**Information provided**:
———

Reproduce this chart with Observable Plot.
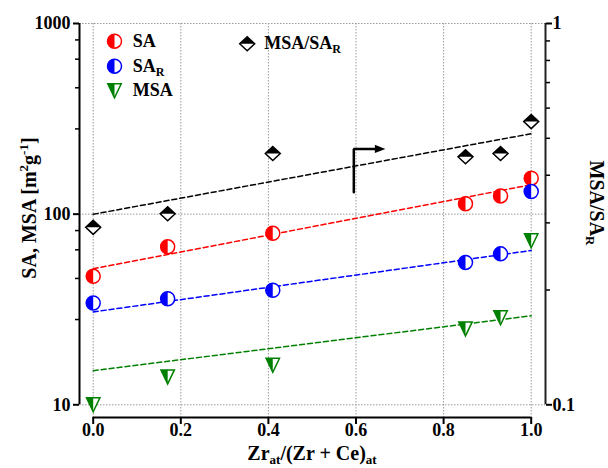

———

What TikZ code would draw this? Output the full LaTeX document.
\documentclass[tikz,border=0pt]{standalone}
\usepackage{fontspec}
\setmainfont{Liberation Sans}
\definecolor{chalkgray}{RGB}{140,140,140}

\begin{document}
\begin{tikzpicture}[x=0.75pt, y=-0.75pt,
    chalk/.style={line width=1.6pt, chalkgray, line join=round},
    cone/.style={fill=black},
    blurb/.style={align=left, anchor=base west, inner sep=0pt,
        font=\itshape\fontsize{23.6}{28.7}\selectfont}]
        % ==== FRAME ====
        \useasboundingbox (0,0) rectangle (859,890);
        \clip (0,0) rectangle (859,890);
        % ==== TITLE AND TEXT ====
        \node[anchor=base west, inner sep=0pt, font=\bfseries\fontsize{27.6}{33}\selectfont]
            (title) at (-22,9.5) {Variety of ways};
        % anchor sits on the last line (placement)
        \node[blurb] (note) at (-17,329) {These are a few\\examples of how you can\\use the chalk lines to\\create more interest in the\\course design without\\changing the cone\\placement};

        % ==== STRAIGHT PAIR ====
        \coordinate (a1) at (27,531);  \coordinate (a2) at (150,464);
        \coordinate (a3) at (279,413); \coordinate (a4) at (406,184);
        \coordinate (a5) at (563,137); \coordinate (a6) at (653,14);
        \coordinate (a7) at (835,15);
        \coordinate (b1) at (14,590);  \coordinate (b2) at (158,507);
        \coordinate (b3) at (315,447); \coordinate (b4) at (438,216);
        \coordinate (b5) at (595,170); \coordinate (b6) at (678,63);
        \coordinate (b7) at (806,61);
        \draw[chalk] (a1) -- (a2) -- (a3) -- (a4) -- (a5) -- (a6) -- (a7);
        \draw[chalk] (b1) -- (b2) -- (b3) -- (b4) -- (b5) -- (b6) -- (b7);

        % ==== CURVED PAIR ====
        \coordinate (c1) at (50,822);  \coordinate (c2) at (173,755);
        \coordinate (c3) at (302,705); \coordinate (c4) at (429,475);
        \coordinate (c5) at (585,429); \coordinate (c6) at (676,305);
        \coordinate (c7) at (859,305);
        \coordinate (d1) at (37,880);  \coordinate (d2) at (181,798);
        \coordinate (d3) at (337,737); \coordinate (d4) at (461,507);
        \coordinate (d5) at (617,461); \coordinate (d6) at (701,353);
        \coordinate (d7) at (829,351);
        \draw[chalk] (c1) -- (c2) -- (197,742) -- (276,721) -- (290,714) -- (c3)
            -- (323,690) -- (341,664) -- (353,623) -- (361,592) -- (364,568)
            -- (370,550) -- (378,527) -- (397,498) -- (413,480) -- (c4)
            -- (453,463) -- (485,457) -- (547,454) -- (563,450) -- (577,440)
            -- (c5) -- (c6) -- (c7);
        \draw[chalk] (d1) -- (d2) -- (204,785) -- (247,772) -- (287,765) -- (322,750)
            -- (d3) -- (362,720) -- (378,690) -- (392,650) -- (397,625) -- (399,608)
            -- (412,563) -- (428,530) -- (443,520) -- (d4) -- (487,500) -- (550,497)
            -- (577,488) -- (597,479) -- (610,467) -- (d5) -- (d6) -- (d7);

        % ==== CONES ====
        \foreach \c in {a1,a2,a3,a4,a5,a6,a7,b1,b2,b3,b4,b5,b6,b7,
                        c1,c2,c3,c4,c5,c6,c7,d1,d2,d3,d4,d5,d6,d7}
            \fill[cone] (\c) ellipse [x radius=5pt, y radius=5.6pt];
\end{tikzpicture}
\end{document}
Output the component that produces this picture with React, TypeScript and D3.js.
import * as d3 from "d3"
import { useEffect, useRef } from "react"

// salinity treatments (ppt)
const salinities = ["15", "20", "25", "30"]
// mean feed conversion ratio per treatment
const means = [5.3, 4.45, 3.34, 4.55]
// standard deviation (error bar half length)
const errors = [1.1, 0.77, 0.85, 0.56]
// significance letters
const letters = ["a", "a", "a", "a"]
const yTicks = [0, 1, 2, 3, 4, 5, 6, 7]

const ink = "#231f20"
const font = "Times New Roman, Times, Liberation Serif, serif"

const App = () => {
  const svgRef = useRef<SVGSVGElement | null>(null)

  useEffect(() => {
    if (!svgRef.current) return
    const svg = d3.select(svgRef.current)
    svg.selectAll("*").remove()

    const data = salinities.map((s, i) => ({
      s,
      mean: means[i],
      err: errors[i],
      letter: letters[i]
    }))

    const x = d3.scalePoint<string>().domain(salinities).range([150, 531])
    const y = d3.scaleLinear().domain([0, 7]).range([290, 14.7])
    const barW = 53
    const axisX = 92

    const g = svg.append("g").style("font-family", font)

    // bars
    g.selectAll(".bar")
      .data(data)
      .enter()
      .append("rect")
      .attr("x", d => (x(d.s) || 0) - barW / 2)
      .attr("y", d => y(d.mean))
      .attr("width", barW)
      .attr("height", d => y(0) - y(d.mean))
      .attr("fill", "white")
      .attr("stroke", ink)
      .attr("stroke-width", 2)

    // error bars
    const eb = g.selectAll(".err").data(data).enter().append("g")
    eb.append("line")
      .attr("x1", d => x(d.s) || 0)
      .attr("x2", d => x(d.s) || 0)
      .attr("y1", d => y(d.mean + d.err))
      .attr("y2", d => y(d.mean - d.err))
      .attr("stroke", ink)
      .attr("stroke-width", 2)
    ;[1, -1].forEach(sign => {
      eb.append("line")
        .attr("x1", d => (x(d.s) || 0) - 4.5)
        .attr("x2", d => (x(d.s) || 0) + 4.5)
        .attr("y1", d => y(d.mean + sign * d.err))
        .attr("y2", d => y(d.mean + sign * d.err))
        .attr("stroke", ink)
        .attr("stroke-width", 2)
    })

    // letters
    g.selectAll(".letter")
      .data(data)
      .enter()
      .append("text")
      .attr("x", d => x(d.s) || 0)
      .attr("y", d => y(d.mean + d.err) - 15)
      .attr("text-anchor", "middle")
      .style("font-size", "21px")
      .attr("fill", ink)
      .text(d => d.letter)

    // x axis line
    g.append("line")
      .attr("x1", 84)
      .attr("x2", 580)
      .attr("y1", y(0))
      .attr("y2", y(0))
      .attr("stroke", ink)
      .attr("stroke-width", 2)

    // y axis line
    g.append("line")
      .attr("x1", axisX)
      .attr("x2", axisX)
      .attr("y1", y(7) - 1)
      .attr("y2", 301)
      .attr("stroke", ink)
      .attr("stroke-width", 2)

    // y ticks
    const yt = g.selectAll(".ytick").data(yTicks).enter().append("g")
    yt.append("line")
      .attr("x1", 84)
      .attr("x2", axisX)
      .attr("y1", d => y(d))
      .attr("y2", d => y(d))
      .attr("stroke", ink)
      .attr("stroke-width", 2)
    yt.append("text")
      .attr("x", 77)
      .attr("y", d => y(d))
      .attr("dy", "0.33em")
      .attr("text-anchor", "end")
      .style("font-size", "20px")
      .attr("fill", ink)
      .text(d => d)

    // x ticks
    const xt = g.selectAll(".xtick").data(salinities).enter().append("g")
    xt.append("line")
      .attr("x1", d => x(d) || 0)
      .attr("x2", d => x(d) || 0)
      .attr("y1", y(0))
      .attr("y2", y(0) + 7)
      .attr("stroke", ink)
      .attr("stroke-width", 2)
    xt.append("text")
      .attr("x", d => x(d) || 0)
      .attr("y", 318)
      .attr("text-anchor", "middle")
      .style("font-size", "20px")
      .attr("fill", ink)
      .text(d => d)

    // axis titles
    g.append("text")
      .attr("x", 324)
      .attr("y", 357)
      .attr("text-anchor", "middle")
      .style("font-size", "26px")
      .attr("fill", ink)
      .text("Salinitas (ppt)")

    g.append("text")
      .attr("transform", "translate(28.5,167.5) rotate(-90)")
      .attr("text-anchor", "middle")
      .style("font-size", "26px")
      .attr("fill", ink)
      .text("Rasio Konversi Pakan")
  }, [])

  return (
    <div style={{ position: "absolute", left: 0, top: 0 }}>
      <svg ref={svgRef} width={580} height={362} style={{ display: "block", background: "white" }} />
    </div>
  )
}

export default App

———

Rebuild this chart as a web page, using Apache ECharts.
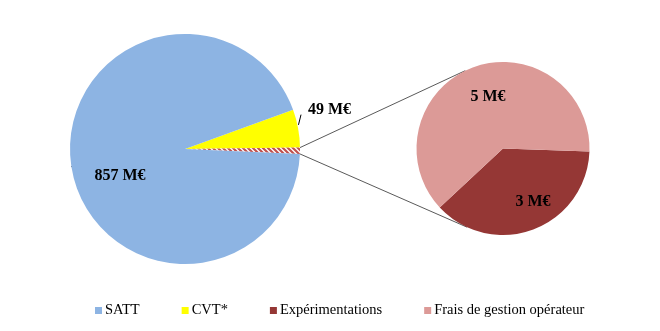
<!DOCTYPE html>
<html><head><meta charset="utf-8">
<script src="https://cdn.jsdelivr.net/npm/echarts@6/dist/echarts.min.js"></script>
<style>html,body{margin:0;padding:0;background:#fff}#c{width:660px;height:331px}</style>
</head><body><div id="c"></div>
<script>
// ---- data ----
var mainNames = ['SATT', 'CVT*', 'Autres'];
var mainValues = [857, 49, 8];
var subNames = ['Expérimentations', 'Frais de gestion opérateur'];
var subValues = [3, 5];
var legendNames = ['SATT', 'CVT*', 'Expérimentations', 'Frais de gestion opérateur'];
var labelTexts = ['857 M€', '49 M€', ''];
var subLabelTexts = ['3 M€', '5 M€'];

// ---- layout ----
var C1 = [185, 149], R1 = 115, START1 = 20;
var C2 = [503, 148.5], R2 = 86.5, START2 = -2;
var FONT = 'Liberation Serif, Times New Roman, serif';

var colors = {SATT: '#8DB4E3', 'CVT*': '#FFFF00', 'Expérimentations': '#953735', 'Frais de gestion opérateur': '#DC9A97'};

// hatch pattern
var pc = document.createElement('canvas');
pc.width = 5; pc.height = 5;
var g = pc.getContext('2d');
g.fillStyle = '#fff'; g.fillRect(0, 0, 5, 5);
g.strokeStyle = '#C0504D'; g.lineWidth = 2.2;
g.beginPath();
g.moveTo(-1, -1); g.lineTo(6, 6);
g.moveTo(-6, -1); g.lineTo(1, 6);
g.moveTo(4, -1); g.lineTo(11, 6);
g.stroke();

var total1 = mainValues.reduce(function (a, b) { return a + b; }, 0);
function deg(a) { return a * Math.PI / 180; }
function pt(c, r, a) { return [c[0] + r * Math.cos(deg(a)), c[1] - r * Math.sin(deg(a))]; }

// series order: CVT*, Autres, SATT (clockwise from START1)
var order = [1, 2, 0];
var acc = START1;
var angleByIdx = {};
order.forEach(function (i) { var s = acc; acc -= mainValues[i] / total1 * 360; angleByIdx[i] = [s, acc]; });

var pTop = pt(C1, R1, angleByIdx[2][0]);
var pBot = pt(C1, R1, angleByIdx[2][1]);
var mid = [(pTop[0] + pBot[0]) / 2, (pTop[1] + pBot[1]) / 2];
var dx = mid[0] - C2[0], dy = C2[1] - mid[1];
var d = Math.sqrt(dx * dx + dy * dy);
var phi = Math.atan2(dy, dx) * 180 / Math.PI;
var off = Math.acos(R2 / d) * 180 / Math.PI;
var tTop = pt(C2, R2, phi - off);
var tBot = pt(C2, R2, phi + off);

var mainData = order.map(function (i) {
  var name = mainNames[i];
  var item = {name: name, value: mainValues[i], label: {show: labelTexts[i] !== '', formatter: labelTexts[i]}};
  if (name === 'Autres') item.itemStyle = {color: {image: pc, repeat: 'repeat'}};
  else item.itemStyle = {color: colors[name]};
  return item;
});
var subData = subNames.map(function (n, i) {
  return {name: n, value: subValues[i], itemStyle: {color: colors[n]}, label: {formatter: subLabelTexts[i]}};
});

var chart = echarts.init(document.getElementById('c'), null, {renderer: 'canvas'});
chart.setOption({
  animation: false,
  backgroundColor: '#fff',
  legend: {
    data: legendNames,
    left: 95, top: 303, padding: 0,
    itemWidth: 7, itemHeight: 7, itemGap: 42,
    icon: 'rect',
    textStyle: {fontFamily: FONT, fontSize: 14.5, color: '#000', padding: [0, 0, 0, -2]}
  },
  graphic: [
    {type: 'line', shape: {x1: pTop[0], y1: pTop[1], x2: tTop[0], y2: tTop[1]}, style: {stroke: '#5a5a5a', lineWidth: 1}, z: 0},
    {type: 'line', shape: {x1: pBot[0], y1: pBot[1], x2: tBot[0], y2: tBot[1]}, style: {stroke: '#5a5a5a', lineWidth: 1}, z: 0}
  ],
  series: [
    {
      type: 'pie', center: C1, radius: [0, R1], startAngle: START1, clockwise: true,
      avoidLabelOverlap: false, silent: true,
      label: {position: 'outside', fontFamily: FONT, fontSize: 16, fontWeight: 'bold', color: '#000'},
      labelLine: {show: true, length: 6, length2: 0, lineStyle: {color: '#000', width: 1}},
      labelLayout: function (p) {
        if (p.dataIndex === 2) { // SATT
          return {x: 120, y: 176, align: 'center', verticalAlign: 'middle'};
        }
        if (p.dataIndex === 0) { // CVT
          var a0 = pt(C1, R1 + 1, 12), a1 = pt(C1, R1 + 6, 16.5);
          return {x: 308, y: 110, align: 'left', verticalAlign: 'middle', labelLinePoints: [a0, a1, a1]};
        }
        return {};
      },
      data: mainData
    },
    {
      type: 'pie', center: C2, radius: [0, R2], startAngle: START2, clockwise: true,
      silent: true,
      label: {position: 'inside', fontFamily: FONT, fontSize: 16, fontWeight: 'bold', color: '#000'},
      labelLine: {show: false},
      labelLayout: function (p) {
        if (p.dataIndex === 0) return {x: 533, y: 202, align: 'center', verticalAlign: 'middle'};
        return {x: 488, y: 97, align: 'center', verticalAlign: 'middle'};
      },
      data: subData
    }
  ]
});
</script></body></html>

———

Using the data above, copy exactly the lines from the one containing "Rebuild this chart" to the one containing "var FONT = 'Liberation", inclusive. Exclude the pictures.

Rebuild this chart as a web page, using Apache ECharts.
<!DOCTYPE html>
<html><head><meta charset="utf-8">
<script src="https://cdn.jsdelivr.net/npm/echarts@6/dist/echarts.min.js"></script>
<style>html,body{margin:0;padding:0;background:#fff}#c{width:660px;height:331px}</style>
</head><body><div id="c"></div>
<script>
// ---- data ----
var mainNames = ['SATT', 'CVT*', 'Autres'];
var mainValues = [857, 49, 8];
var subNames = ['Expérimentations', 'Frais de gestion opérateur'];
var subValues = [3, 5];
var legendNames = ['SATT', 'CVT*', 'Expérimentations', 'Frais de gestion opérateur'];
var labelTexts = ['857 M€', '49 M€', ''];
var subLabelTexts = ['3 M€', '5 M€'];

// ---- layout ----
var C1 = [185, 149], R1 = 115, START1 = 20;
var C2 = [503, 148.5], R2 = 86.5, START2 = -2;
var FONT = 'Liberation Serif, Times New Roman, serif';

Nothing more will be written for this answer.